Lufthansa is exploring its options with the help of Morgan Stanley (N:), but has not launched a formal sales process, sources told Reuters.
Chief Executive Carsten Spohr told a newspaper last month that the German airline was considering divesting LSG.
“We have not defined whether this (sale) would go ahead, or whether we would hold on to LSG in full,” he told the Boersen-Zeitung newspaper, adding the company would not support a sale to private equity.
A Lufthansa spokesman said the airline had no additional comment. SATS, Do&Co, Gategroup owner HNA and Morgan Stanley declined to comment.
A deal could value LSG at roughly 1 billion euros ($1.13 billion), people close to the matter said, but noted that antitrust issues might prevent some players from being able to buy all of LSG’s assets, meaning a partial sale is also possible.

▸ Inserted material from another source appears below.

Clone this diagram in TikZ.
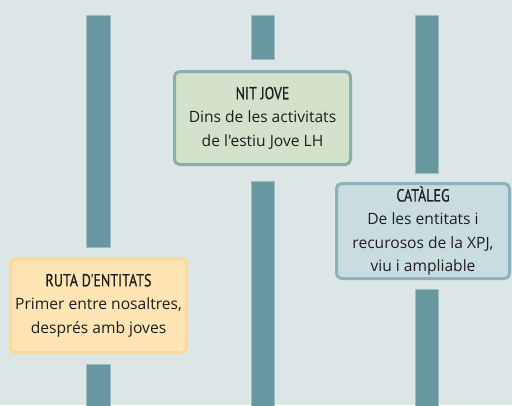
\documentclass[tikz,border=0pt]{standalone}
\usepackage{fontspec}
\setmainfont{Open Sans}[Ligatures=TeXOff]
\newfontfamily\titlefont{PT Sans}[FakeStretch=0.8,FakeBold=0.6,Ligatures=TeXOff]
\definecolor{bg}{HTML}{DCE6E7}
\definecolor{bar}{HTML}{6897A0}
\definecolor{barline}{HTML}{9DBDC2}
\definecolor{orfill}{HTML}{FFE4B4}
\definecolor{ordraw}{HTML}{FFD898}
\definecolor{grfill}{HTML}{D4E2CB}
\definecolor{grdraw}{HTML}{8AADAD}
\definecolor{blfill}{HTML}{C9DDE1}
\definecolor{bldraw}{HTML}{8FB1B9}
\definecolor{txt}{HTML}{1E1E1E}
\begin{document}
\begin{tikzpicture}[x=1pt,y=-1pt,
  barseg/.style={fill=bar,draw=barline,line width=0.8pt},
  card/.style={rounded corners=5pt,line width=3pt,inner sep=0pt,align=center,
    text=txt,font=\fontsize{15.6}{23.5}\selectfont},
  ttl/.style={font=\titlefont\fontsize{17.5}{23.5}\selectfont}]
\fill[bg] (0,0) rectangle (512,405);
\useasboundingbox (0,0) rectangle (512,405);
% bars
\draw[barseg] (86.5,15) rectangle (110,247);
\draw[barseg] (86.5,364) rectangle (110,406);
\draw[barseg] (251,15) rectangle (274.5,59);
\draw[barseg] (251,181) rectangle (274.5,406);
\draw[barseg] (415,15) rectangle (438.5,173);
\draw[barseg] (415,289) rectangle (438.5,406);
% cards
\node[card,fill=orfill,draw=ordraw,minimum width=176pt,minimum height=94pt] (ruta) at (98.5,305.5)
  {{\titlefont\fontsize{17.5}{23.5}\selectfont RUTA D'ENTITATS}\\Primer entre nosaltres,\\després amb joves};
\node[card,fill=grfill,draw=grdraw,minimum width=176pt,minimum height=93pt] (nit) at (262.5,118)
  {{\titlefont\fontsize{17.5}{23.5}\selectfont NIT JOVE}\\Dins de les activitats\\de l'estiu Jove LH};
\node[card,fill=blfill,draw=bldraw,minimum width=173pt,minimum height=95pt] (cat) at (423,231)
  {{\titlefont\fontsize{17.5}{23.5}\selectfont CATÀLEG}\\De les entitats i\\recurosos de la XPJ,\\viu i ampliable};
\end{tikzpicture}
\end{document}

Vienna-listed Do&Co, which has a market capitalisation of 830 million euros, is too small to do a deal on its own, the sources said.
Do&Co has therefore reached out to investors who could potentially help it finance a deal, they said.
Do&Co has been catering for Lufthansa’s Austrian unit Austrian Airlines since 2007 and for its Swiss unit since mid-2018. Its other customers include Turkish Airlines and, from 2020, IAG’s (L:) British Airways and Iberia.
SATS, 41.5 percent owned by Singaporean state fund Temasek, would likely not face financing issues but a deal of this size has not figured high on Chief Executive Alex Hungate’s agenda, a person close to the matter said.
The company, spun out of Singapore Airlines in 2009, has focused on Asia and has not made large acquisitions.
Gategroup, owned by Chinese conglomerate HNA, is also a possible partner for LSG, the sources said, but added that current financial strains faced by HNA might dissuade the company from entering into a large cash deal.
After a failed listing of Gategroup earlier this year, Temasek and RRJ Capital subscribed to a five-year mandatory exchangeable bond which upon conversion will account for up to 49 percent of its share capital.
For the first nine months of the year LSG reported a 50 percent rise in adjusted earnings before interest and tax to 99 million euros.
The business is challenged by a large number of locations it serves, high staff costs and exposure to currency exchange rates, Lufthansa’s Spohr said recently.